* _Excerpted records_:
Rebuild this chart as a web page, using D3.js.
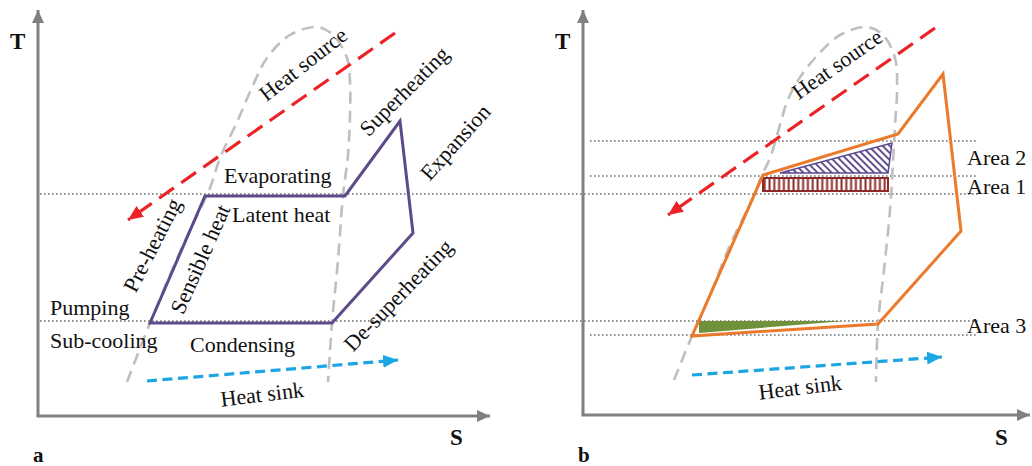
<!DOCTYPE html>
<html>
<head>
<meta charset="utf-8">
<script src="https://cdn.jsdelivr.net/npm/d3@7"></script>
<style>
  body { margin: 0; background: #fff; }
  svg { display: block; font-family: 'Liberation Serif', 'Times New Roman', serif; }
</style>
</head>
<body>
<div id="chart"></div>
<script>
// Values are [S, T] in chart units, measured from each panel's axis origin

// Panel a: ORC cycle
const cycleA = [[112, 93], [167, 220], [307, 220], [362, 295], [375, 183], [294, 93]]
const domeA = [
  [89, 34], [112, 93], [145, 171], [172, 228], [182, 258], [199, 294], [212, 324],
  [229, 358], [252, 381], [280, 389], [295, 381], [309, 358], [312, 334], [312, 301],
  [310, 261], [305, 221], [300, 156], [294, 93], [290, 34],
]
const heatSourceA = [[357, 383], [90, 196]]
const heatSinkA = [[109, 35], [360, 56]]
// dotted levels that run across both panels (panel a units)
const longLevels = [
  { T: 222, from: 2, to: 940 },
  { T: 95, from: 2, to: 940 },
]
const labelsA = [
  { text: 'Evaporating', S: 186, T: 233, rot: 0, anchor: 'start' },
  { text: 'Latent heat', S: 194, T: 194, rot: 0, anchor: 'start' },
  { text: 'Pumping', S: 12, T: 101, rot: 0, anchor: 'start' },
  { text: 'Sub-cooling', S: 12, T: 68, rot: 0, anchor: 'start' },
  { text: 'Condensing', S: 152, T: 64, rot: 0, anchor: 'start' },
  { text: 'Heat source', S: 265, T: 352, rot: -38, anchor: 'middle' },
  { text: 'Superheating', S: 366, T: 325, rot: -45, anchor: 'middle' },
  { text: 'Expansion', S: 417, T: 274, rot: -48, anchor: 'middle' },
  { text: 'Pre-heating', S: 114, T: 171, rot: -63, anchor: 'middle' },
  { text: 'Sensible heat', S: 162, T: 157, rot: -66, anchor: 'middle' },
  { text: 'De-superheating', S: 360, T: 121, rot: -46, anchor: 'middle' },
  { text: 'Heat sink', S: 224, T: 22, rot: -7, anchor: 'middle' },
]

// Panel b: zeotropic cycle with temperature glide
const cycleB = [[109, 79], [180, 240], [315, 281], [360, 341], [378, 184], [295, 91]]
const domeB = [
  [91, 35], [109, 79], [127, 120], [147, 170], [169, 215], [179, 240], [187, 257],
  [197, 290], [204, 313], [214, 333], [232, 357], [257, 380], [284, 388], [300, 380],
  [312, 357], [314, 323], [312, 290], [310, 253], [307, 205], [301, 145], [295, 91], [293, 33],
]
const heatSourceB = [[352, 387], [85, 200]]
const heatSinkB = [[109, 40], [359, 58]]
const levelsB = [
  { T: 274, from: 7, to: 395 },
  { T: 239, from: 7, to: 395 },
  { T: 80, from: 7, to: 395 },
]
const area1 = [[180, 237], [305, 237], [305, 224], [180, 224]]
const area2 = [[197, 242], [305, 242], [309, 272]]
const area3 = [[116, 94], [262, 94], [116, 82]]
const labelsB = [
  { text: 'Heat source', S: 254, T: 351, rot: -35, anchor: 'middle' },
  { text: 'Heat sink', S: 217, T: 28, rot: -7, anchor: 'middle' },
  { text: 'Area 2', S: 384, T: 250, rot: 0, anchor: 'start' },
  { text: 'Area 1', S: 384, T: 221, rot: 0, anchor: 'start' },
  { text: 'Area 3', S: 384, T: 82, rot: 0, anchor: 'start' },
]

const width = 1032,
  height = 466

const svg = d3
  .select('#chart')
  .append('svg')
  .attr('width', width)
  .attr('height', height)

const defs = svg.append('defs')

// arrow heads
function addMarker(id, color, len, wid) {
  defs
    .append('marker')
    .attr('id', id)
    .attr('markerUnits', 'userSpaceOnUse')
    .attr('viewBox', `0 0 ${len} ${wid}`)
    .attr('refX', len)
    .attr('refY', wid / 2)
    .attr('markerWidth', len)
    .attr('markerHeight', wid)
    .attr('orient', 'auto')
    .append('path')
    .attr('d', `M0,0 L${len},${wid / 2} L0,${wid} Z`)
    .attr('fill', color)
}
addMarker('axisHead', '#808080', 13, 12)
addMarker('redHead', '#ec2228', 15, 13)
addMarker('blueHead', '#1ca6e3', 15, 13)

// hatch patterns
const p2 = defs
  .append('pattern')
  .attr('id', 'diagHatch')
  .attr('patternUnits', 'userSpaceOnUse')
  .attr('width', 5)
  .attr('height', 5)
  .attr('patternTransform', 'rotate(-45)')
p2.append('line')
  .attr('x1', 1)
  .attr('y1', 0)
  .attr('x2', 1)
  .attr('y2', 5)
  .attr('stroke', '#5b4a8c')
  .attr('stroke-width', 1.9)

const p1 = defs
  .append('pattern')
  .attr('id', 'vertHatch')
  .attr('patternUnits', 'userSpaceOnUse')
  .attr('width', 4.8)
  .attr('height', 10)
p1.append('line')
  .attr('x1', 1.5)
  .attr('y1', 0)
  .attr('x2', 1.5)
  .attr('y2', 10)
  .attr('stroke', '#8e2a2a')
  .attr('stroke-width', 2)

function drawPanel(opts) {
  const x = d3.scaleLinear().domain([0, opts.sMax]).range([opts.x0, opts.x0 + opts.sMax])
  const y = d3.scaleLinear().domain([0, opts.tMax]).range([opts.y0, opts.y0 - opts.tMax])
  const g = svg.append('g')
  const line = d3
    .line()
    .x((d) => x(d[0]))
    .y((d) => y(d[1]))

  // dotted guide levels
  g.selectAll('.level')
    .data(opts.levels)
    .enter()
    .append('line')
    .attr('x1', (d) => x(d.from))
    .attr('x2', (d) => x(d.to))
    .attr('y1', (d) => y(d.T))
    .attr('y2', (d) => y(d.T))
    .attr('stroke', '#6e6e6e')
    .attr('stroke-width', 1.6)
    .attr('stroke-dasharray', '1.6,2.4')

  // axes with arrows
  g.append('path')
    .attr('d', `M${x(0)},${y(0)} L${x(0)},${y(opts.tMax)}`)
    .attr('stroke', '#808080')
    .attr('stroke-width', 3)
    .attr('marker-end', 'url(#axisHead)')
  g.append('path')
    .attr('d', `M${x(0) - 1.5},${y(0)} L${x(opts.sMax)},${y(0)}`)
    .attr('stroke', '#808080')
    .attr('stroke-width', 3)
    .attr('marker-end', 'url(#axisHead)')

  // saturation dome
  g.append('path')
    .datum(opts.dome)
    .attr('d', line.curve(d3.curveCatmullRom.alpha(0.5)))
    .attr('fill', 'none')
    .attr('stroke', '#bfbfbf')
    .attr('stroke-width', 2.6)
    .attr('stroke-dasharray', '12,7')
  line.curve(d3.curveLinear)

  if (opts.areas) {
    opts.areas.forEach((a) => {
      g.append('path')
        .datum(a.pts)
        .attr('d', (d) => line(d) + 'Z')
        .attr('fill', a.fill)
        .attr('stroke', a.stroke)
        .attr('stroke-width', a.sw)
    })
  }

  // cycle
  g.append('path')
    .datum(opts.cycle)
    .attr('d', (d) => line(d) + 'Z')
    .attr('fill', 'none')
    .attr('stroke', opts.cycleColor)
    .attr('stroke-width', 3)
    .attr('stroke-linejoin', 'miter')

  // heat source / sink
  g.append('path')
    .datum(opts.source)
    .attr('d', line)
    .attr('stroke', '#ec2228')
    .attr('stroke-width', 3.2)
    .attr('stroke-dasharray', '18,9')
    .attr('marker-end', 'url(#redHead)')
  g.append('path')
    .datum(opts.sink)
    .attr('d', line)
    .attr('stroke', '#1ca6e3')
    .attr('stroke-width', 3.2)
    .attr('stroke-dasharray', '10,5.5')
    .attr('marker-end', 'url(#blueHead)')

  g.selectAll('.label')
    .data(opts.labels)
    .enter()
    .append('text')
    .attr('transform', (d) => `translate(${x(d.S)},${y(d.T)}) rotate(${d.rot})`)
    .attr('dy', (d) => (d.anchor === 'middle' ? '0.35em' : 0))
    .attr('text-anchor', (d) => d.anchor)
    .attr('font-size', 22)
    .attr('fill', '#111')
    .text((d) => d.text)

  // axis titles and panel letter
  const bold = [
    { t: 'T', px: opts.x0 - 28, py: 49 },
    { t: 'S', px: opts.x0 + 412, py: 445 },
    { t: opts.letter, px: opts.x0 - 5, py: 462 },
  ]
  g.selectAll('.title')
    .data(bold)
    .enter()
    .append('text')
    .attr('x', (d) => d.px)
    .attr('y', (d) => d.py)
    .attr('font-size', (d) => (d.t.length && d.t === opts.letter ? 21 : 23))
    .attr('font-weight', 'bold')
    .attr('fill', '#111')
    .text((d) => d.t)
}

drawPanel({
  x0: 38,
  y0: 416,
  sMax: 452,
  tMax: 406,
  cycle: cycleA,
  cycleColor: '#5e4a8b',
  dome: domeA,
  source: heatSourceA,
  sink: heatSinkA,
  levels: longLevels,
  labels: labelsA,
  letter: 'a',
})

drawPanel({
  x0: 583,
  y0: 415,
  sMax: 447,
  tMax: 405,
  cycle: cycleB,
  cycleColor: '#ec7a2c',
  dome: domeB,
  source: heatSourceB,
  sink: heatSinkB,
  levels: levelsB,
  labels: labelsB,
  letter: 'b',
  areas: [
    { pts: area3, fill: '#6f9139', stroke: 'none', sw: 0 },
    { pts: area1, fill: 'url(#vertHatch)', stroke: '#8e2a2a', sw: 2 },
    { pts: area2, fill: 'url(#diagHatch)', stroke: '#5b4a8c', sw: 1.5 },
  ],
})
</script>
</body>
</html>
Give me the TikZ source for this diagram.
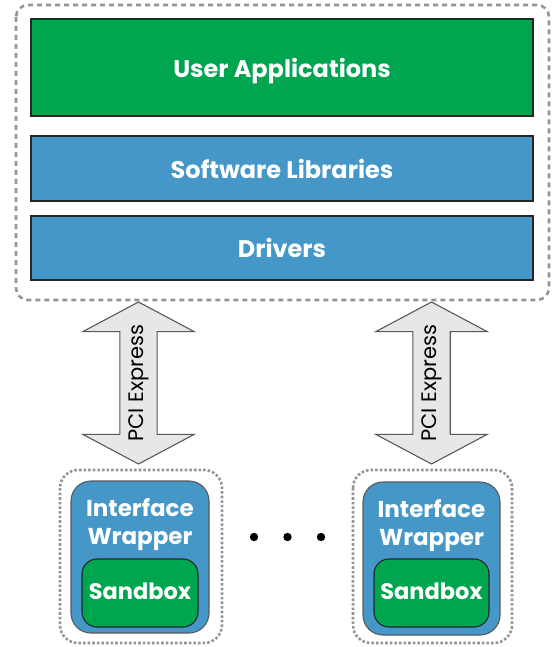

* _Task details_: Print exactly the first line of the entries and every line after it through the one that contains "panel's axis origin", leaving the pictures out.

* _Expected output_:
Rebuild this chart as a web page, using D3.js.
<!DOCTYPE html>
<html>
<head>
<meta charset="utf-8">
<script src="https://cdn.jsdelivr.net/npm/d3@7"></script>
<style>
  body { margin: 0; background: #fff; }
  svg { display: block; font-family: 'Liberation Serif', 'Times New Roman', serif; }
</style>
</head>
<body>
<div id="chart"></div>
<script>
// Values are [S, T] in chart units, measured from each panel's axis origin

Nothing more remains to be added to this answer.